The sharpest ironies often are unintentional.
Eating breakfast at a coffee shop in Slayton this past week, I overheard an older farmer in the next booth explaining how adopting “precision farming was boosting his yields and profits.” This method matches seeding and fertilizer rates to small differences in productive capacity across a field.
Then the conversation switched to politics, and the same man opined: “There is nothing that the government does right, nothing that helps the economy at all!” He had no idea of the irony of what he was saying. His improvement in production and income from precision farming would never have happened without government.
Precision farming hangs entirely on precise control of location while planting, fertilizing, spraying or harvesting a field. It uses “differential GPS,” inputting real-time locations to an onboard farm machine computer that controls seed and fertilizer rates or logs production. It may even steer the machine.
The “GPS” part of this technology depends on the Global Positioning System produced by the federal government. The “differential” part is additional data supplied through ground stations. In our state, some 130 such stations are operated by the Minnesota Department of Transportation. These supply “corrections” that augment the accuracy of satellite positioning from being within a few yards to fractions of an inch.
MnDOT terms that degree of accuracy “survey grade,” which indicates an important reason why the government agency most visible for repairing highways is supplying data that farmers use to plant seeds and apply fertilizer. You can use the same technology to guide snow plows and lay out a new highway interchange. And it can replace private-sector surveying.
When my mother had some miles of drainage tile installed in our farm in 1958, the contractors spent days with transit, surveyors rod and stakes. By the mid-1970s, this had largely been replaced by lasers. But now, all that is necessary for a farmer to tile a field is to work with the same receiver-computer in his large tractor that he uses for planting corn.
Savings in time when draining a field, snow plowing a highway or laying out an entrance ramp are increases in economic efficiency. So are higher yields of corn and reduced use of fertilizer and diesel fuel. This is basic economics. Living standards grow; society gets more goods and services to meet people’s needs for the same use of resources.
So given these benefits and the apparent market demand, would — and could — the private sector provide similar resources?
In economic terms, differential GPS has the classic characteristics of a “public good;” it is “non-rival and non-excludable.”

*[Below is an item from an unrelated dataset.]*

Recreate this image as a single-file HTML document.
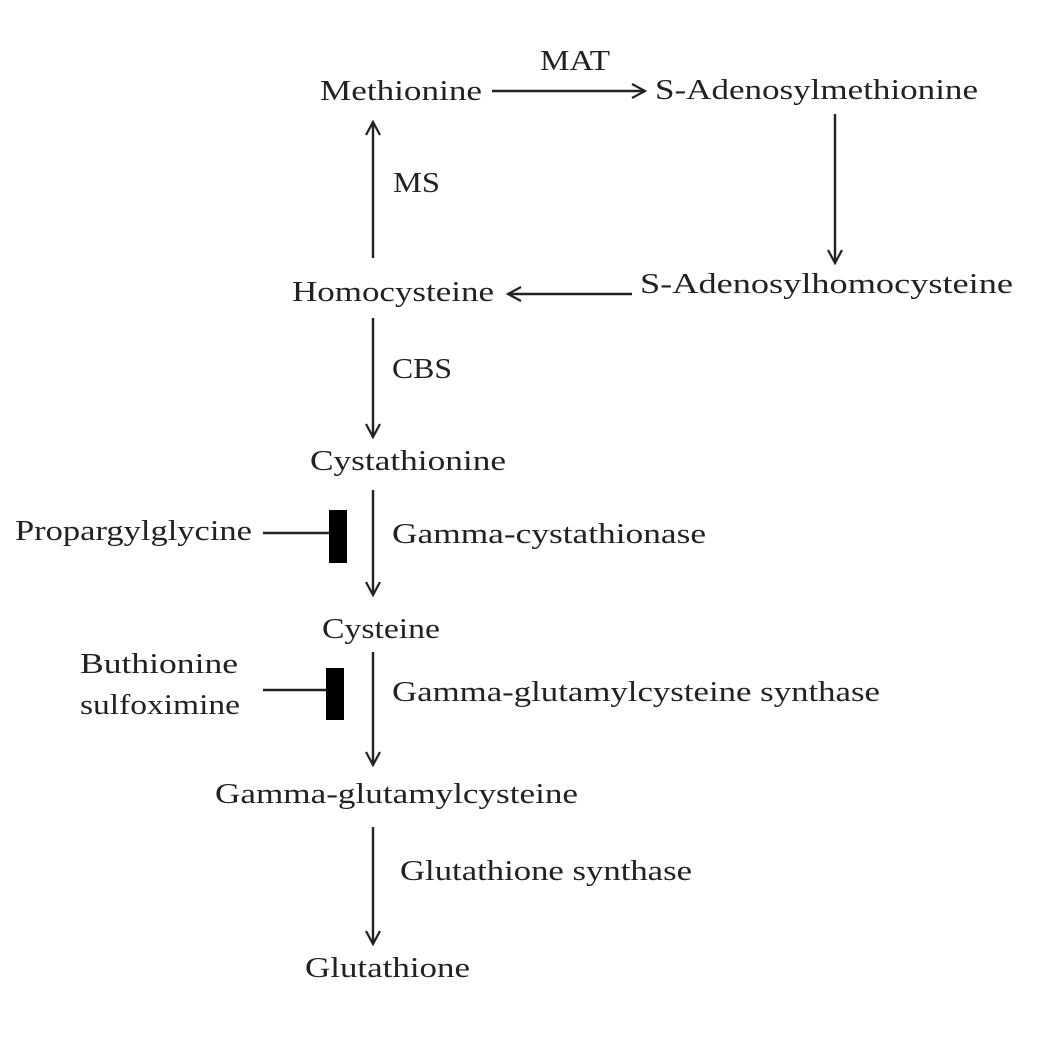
<!DOCTYPE html>
<html><head><meta charset="utf-8"><style>
html,body{margin:0;padding:0;background:#fff;}
svg{display:block}
text{font-family:"Liberation Serif",serif;font-size:29px;fill:#222;}
</style></head><body>
<svg width="1037" height="1037" viewBox="0 0 1037 1037" xmlns="http://www.w3.org/2000/svg">
<defs>
<marker id="a" markerWidth="20" markerHeight="20" refX="14" refY="8" orient="auto" markerUnits="userSpaceOnUse">
<path d="M1,1 L14,8 L1,15" fill="none" stroke="#222" stroke-width="2.2"/>
</marker>
</defs>
<g stroke="#222" stroke-width="2.4" fill="none">
<line x1="492" y1="91" x2="645" y2="91" marker-end="url(#a)"/>
<line x1="835" y1="114" x2="835" y2="263" marker-end="url(#a)"/>
<line x1="632" y1="294" x2="508" y2="294" marker-end="url(#a)"/>
<line x1="373" y1="258" x2="373" y2="122" marker-end="url(#a)"/>
<line x1="373" y1="318" x2="373" y2="437" marker-end="url(#a)"/>
<line x1="373" y1="490" x2="373" y2="595" marker-end="url(#a)"/>
<line x1="373" y1="652" x2="373" y2="765" marker-end="url(#a)"/>
<line x1="373" y1="827" x2="373" y2="944" marker-end="url(#a)"/>
<line x1="263" y1="533" x2="330" y2="533"/>
<line x1="263" y1="690" x2="327" y2="690"/>
</g>
<rect x="329" y="510" width="18" height="53" fill="#000"/>
<rect x="326" y="668" width="18" height="52" fill="#000"/>
<g>
<text x="540" y="70" textLength="70" lengthAdjust="spacingAndGlyphs">MAT</text>
<text x="320" y="100" textLength="162" lengthAdjust="spacingAndGlyphs">Methionine</text>
<text x="655" y="99" textLength="323" lengthAdjust="spacingAndGlyphs">S-Adenosylmethionine</text>
<text x="393" y="192" textLength="47" lengthAdjust="spacingAndGlyphs">MS</text>
<text x="292" y="301" textLength="202" lengthAdjust="spacingAndGlyphs">Homocysteine</text>
<text x="640" y="293" textLength="373" lengthAdjust="spacingAndGlyphs">S-Adenosylhomocysteine</text>
<text x="392" y="378" textLength="60" lengthAdjust="spacingAndGlyphs">CBS</text>
<text x="310" y="470" textLength="196" lengthAdjust="spacingAndGlyphs">Cystathionine</text>
<text x="15" y="540" textLength="237" lengthAdjust="spacingAndGlyphs">Propargylglycine</text>
<text x="392" y="543" textLength="314" lengthAdjust="spacingAndGlyphs">Gamma-cystathionase</text>
<text x="322" y="638" textLength="118" lengthAdjust="spacingAndGlyphs">Cysteine</text>
<text x="80" y="673" textLength="158" lengthAdjust="spacingAndGlyphs">Buthionine</text>
<text x="80" y="714" textLength="160" lengthAdjust="spacingAndGlyphs">sulfoximine</text>
<text x="392" y="701" textLength="488" lengthAdjust="spacingAndGlyphs">Gamma-glutamylcysteine synthase</text>
<text x="215" y="803" textLength="363" lengthAdjust="spacingAndGlyphs">Gamma-glutamylcysteine</text>
<text x="400" y="880" textLength="292" lengthAdjust="spacingAndGlyphs">Glutathione synthase</text>
<text x="305" y="977" textLength="165" lengthAdjust="spacingAndGlyphs">Glutathione</text>
</g>
</svg>
</body></html>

“Non-rival” means the use of it by one person does not mean someone else cannot also use it. A hamburger is rival. If I eat it, you cannot. A tornado warning siren is non-rival. Even if I hear it, so can you. Ditto for a differential GPS signal. My friend John can use it to plant the bottom field on the south quarter, a MnDOT crew 20 miles away can survey for a new bridge and a drainage contractor in the next county can install miles of tile.
Similarly, my hamburger is excludable. The fast-food joint can refuse to give it to me unless I pay for it. But it is impossible to prevent non-payers from hearing the tornado warning. It is also nigh impossible to keep anyone from using a GPS signal itself. One could perhaps encode the differential corrections put out by MnDOT and charge for the service. But the marginal cost of one more user is near zero, so society is best off if it is provided free.
The private sector never would have put dozens of navigation satellites into orbit 40 years ago, because excludability was near-impossible at that time. The investment was tens of billions of dollars, and there seemed to be few uses besides military and navigation. The government was already spending tens of millions on the LORAN system of tower-broadcast navigation signals. And the military advantages on their own were deemed overwhelming enough to justify the outlay.
The military worried enough about enemy use of the signals that for nearly two decades, the signal available to civilians and foreign militaries was degraded to make location less accurate. But as the civilian applications of GPS and the economic productivity boom that might spring from more accurate location data became evident, President Bill Clinton ended the signal degradation near the end of his term.
In the interim, research in both public and private sectors had developed the “differential” part of contemporary technology. Internet communications were also key to this. Indeed, some parts of northern Minnesota still lack the degree of precision available elsewhere in the state because of the lack of reliable high-speed links.
So it was not government alone that got us to where we are, but we never would have gotten here without government.
And as with rural electrification and solid-state electronics of bygone years, we never could have known then how much the new technology would do for productivity, or which markets would develop. Private electric companies refused to string wires to farms because the revenue from a few light bulbs in farm houses would never pay for poles, wires and transformers. No one in 1932 guessed how many electric motors there would be on farms by 1972.
Similarly, when engineers from Fairchild Semiconductor spun off into what is now Intel, no one dreamed of how many applications there would be for integrated circuits. If Cold War fears had not established the U.S. Department of Defense as a back-stop buyer for any electronics innovation, Silicon Valley might never have existed.
This is not new. The history of productivity increases through provision of public goods goes back to the flood control and irrigation programs in the Nile, Indus, Po and Ganges River valleys of antiquity. This history includes chapters like early modern lighthouses that were built without government involvement in some cases, but in such insufficient quantities that economic efficiency still suffered. It is a history that many ignore and that is never discussed in presidential campaigns. But it has a greater cumulative effect on our lives than any individual elected to the White House in 80 years.